I politici non vengono considerati come benevoli monarchi illuminati che perseguono prioritariamente il benessere collettivo. Bensì attori razionali guidati anche da interessi egoistici: il principale essere rieletti.

Per essere eletti i politici proveranno a soddisfare le richieste dei votanti, questo comporta una serie di problematiche: non sempre il desiderio dei votanti è compatibile con la ragione di Stato ( qui entrano in ballo fattori come “l’istruzione dell’elettorato” e non è questa la sede per affrontare l’argomento), ma soprattutto al contrario del mercato classico, nell’ambito delle decisioni collettive, non può mai esserci una corrispondenza così precisa tra l’azione individuale e il risultato. Il votante riconoscerà l’esistenza di costi e benefici associati all’intervento pubblico, ma né la sua parte di benefici, né la sua parte di costi possono essere da lui stimati con una facilità paragonabile a quella delle scelte di mercato. In sintesi, non tutti riescono ad ottimizzare le proprie richieste, ma quantomeno possono influenzare i rappresentanti nell’accogliere quelle istanze.
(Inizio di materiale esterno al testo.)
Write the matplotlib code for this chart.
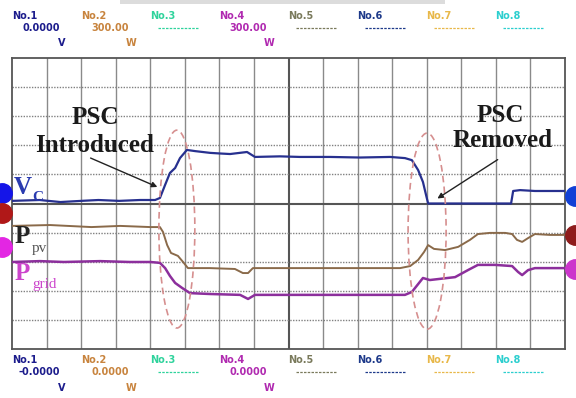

Sotto questa lente astenersi dal voto diventa estremamente controproducente, altro che “segnale alla politica”. Basti pensare che, dati 2 schieramenti chiamati brutalmente” Male” e “Zero” in base a qualsiasi criterio, sia esso etico o anche solo egoistico, di tutela delle proprie istanze, con 20 voti su una base di 60 il “Male” avrà 1/3 dei seggi; qualora la base si allargasse a 100 votanti i seggi del “Male” diverrebbero 1/5. Ciò significa che astenersi favorisce paradossalmente la parte per cui non vorremmo votare mai e sfavorisce quella che, anche in minima parte, potrebbe tutelare i nostri interessi.

C’è da dire che il meccanismo non è valido per gli istituti di democrazia diretta ove sia previsto un quorum, come i Referendum nel nostro Ordinamento (a parte quello confermativo). Per questo tra i deficit normativi di cui sopra, ci sentiamo di inserire anche l’abrogazione del “raggiungimento del quorum”, in modo da sensibilizzare i cittadini verso la responsabilità dell’astenersi.

Così il costituzionalista Zagrebelsky, in un suo editoriale: “Il voto è un mercato. La parola può sembrare odiosa e lo è se il “bene” offerto è il favoritismo, il patronage d’interessi particolari a danno di quelli comuni, il clientelismo, la promessa d’illegalità, la corruzione, la partecipazione in opache strutture d’interessi…La merce offerta sul mercato elettorale può, tuttavia, essere altra: onestà, esperienza, competenza, idee e ideali concreti di vita comune. Questa è la merce che manca al popolo di chi si astiene”.